Goldbelt Inc. keeping wary eye on tourism
Goldbelt lost $3.4 million in 2000 and $4.4 million in 2001. This year is looking better but no projections are being made because of the unpredictability of the 2002 tourism season, according to David Goade, Goldbelt executive vice president.
Goldbelt has invested heavily in tourism, but suffered in the sector last year. For years Goldbelt was also in logging, but has now completed harvesting of its lands, investing the earnings mainly in tourism, which despite its uncertainties is seen as a growth industry, Goade said.
Goldbelt owns 32,000 acres of land in Southeast. Much of the land was owned for its timber value, which has now been realized, but the corporation has other large land holdings near Juneau which are prime for residential development.
The capital city suffers from available land for growth. A long-term plan for development of Goldbelt land on west Douglas Island, near the city, offers Juneau room to grow, Goade said.
Meanwhile, Goldbelt is a major player in the Southeast Alaska tourism business. A number of tourism-related companies operating in Southeast Alaska, including the Mount Roberts Tram, the 105-room Goldbelt Hotel, one of the capital city’s premier hotels, and a sightseeing vessel equipped for day cruises, are Goldbelt owned and operated, Goade said.
While the 2002 tourist season is looking better than it did late last fall after the Sept. 11 terrorist attacks, key segments of the industry, such as independent travelers, are still very unpredictable, Goade said.
The tram is now Juneau’s most visible landmark. From late spring through early fall, it carries tourists from downtown Juneau to the 1,800 foot level on Mount Roberts, one of the peaks towering over the capital city.
Goldbelt was a partner in construction of the tram and is now its full owner. Ridership has steadily increased, exceeding 200,000 last year, Goade said.
Goldbelt expects to do better than that this year with an expected heavy influx of cruise tour passengers to Juneau this summer.

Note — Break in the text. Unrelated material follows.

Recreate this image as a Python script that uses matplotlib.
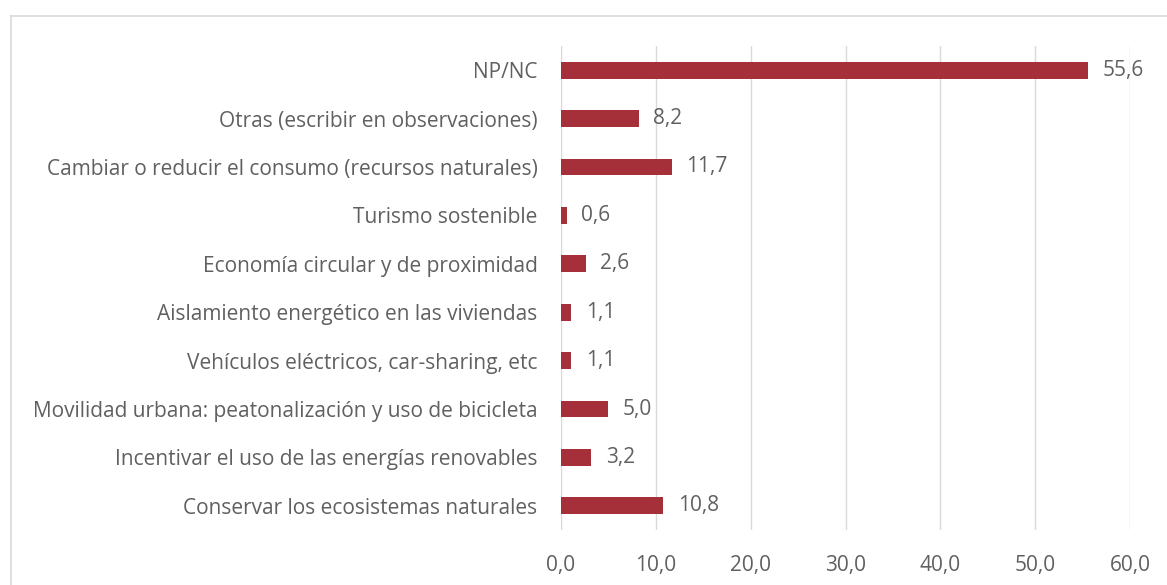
import numpy as np
import matplotlib.pyplot as plt
from matplotlib.lines import Line2D

categories = [
    "Conservar los ecosistemas naturales",
    "Incentivar el uso de las energías renovables",
    "Movilidad urbana: peatonalización y uso de bicicleta",
    "Vehículos eléctricos, car-sharing, etc",
    "Aislamiento energético en las viviendas",
    "Economía circular y de proximidad",
    "Turismo sostenible",
    "Cambiar o reducir el consumo (recursos naturales)",
    "Otras (escribir en observaciones)",
    "NP/NC",
]
values = [10.8, 3.2, 5.0, 1.1, 1.1, 2.6, 0.6, 11.7, 8.2, 55.6]
xticks = [0, 10, 20, 30, 40, 50, 60]

bar_color = '#A5303A'
text_color = '#606060'
plt.rcParams['font.family'] = ['Open Sans', 'DejaVu Sans']
fs = 15

W, H = 1167, 585
fig = plt.figure(figsize=(W / 100, H / 100), dpi=100)
ax = fig.add_axes([561 / W, 1 - 530 / H, (1130 - 561) / W, (530 - 46) / H])

y = np.arange(len(categories))
ax.barh(y, values, height=0.35, color=bar_color, zorder=3)
for yi, v in zip(y, values):
    ax.text(v + 1.5, yi, f"{v:.1f}".replace('.', ','), va='center', ha='left',
            fontsize=fs, color=text_color)

ax.set_xlim(0, 60)
ax.set_ylim(-0.5, len(categories) - 0.5)
ax.set_yticks(y)
ax.set_yticklabels(categories, fontsize=fs, color=text_color)
ax.set_xticks(xticks)
ax.set_xticklabels([f"{t:.1f}".replace('.', ',') for t in xticks], fontsize=fs, color=text_color)
ax.tick_params(axis='both', length=0)
ax.tick_params(axis='y', pad=17)
ax.tick_params(axis='x', pad=18)
ax.xaxis.grid(True, color='#D9D9D9', linewidth=1, zorder=0)
for s in ax.spines.values():
    s.set_visible(False)

# chart area border (top and left visible in the crop)
fig.add_artist(Line2D([11 / W, 1], [1 - 16 / H, 1 - 16 / H], color='#D9D9D9', lw=1.2))
fig.add_artist(Line2D([11 / W, 11 / W], [0, 1 - 16 / H], color='#D9D9D9', lw=1.2))

fig.savefig('out.png', dpi=100)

Cruise operators have added capacity and heavily marketed Alaska to fill the big cruise ships, and Goade thinks that riding the tram for $21 for sightseeing or hiking on the mountain is a bargain for a shore excursion.
The corporation has also built a restaurant, a high-end gift shop and a theatre at the upper terminal of the tram. It has worked with the U.S. Forest Service to improve hiking trails and facilities for sightseeing on the upper mountain, an effort which included protecting areas of delicate vegetation, Goade said.
Still, ridership on the tram is heavily dependent on the weather, which is unpredictable in Southeast, he said.
The tram pulls its business from the big cruise ships, but the Goldbelt Hotel and day-cruise vessel operation are more dependent on independent travelers, which are still a question mark for the summer season, Goade said.
Independent tourists tend to spend more money in Alaska than package tourists, and the smaller cruise lines, hotels and shore-excursion companies are more dependent on independent travelers.
Business was down somewhat last year for tour-related firms, including Goldbelt’s, that cater to independents, mainly because of softness in the U.S. economy.
Some of the smaller day-cruise operators in Southeast Alaska didn’t make it and have gone out of business, but Goldbelt was been able to sustain its cruise business through the tougher times.
The company operates a 78-foot catamaran sightseeing vessel that offers tours of Glacier Bay and Tracy Passage, departing from downtown Juneau.
As for the hotel, Goldbelt Hotel in downtown Juneau is holding its own, doing as well as any of the other major hotels in the capital, Goade said. Advance reservations are somewhat down for the upcoming summer season, but the tourist season is so unpredictable that this is not considered a reliable indicator, he said.
Independent travelers are heavily influenced by swings in the economy and the economy is doing better this spring, which may influence more people to decide to take a vacation to Alaska, Goade said.
Another strategic initiative by Goldbelt is a plan to develop lands it owns on the south side of Berner’s Bay as a residential community for the planned Kensington gold mine, which is across the bay on the north side.
The 1,300-acre land tract would be developed in phases, but if the Kensington Mine goes ahead, the first part would be a residential community where workers at the mine could live and commute to their jobs by a ferry.
The corporation has also been working with Coeur Alaska Inc., developer of the mine, to build a small vessel dock at Cascade Point, a few miles from the end of the existing Glacier Highway.
The dock would serve vessels traveling to the mine, and could eventually be a terminal for state ferry vessels operating from Juneau to Haines and Skagway on northern Lynn Canal, Goade said.
Operating from Cascade Point would cut hours off the ferry transit times from Auke Bay, the present terminal, to Haines and Skagway, Goade said.
Ferry passenger and vessel traffic to Haines and Skagway are heavy during summer because those communities are tourist destinations as well as connecting points for highways to Yukon Territory and Interior Alaska.